Question: How do we convince stakeholders that A/B testing is worth the investment? Focus on demonstrating the ROI. Start with small, clear wins that directly impact revenue. Frame A/B testing as a risk-reduction strategy (testing before full deployment) and a continuous learning process. Present case studies (even internal ones) showing how data-driven decisions led to tangible business growth. Emphasize that it's about making smarter, not just more, changes.

Question: What tools do you recommend for A/B testing? For robust enterprise-level testing, Optimizely and VWO are industry standards, offering comprehensive features for A/B, MVT, and personalization. For smaller businesses or those just starting, Google Optimize (while sunsetting soon, its principles are valuable) or built-in functionalities within platforms like Shopify (for basic tests) can be a good starting point. The best tool is one your team can effectively use and that integrates well with your analytics stack.

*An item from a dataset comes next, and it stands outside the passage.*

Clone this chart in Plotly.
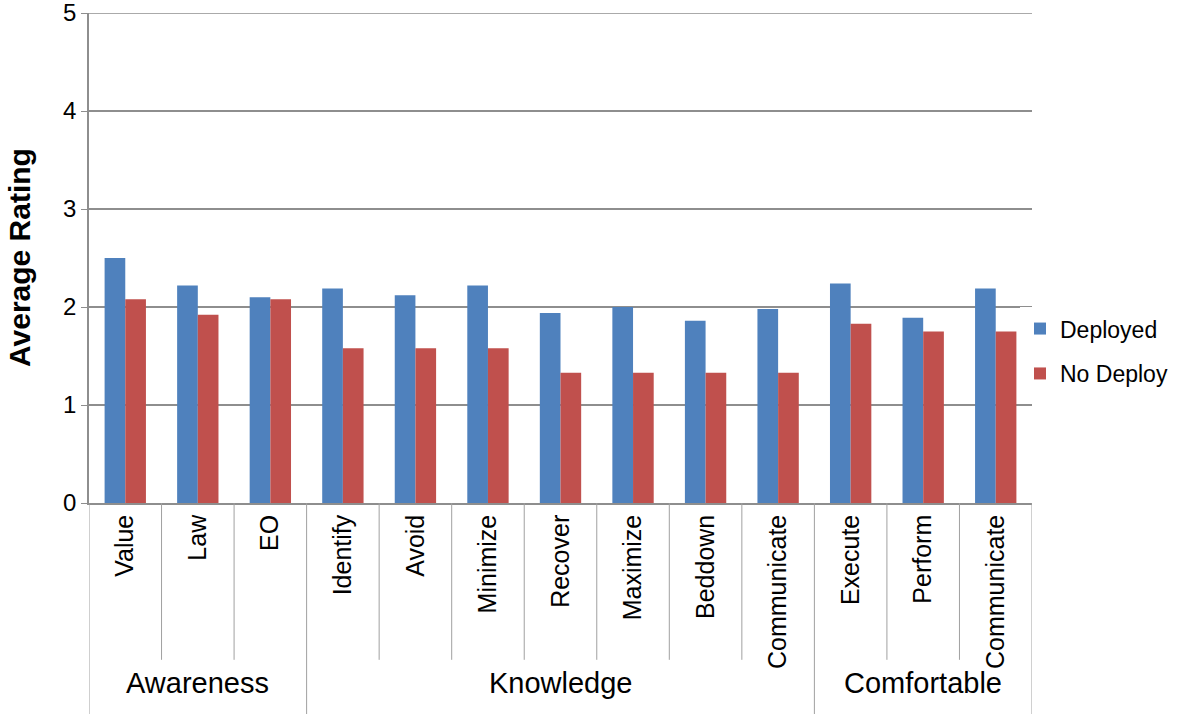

Key Takeaways and Final Thoughts

If your e-commerce A/B tests aren't boosting conversions, it's not a sign to abandon the strategy. Instead, it's an invitation to refine it. The journey to higher conversion rates is rarely a straight line; it's a winding path of continuous learning, rigorous experimentation, and deep customer understanding.

  • Focus on High-Impact Hypotheses: Move beyond trivial changes to address fundamental user pain points.
  • Ensure Data Integrity: Prioritize statistical significance, sufficient sample sizes, and account for external factors.
  • Measure True Business Impact: Align your metrics with revenue, profit, and customer lifetime value.
  • Design Clean Experiments: Avoid contamination and test one primary variable at a time.
  • Integrate Qualitative Research: Understand the 'why' behind user behavior with heatmaps, sessions, and surveys.
  • Analyze Deeply and Iteratively: Segment your data for hidden insights and build on every learning, win or lose.
  • Foster a CRO Culture: Break down silos and empower your team with a shared vision for experimentation.

By shifting your approach from simply 'running tests' to strategically 'solving customer problems through experimentation', you'll unlock the true power of A/B testing. Embrace the process, learn from every outcome, and watch as your e-commerce conversion rates begin their ascent. The potential for growth is immense, and it starts with a smarter, more deliberate testing strategy.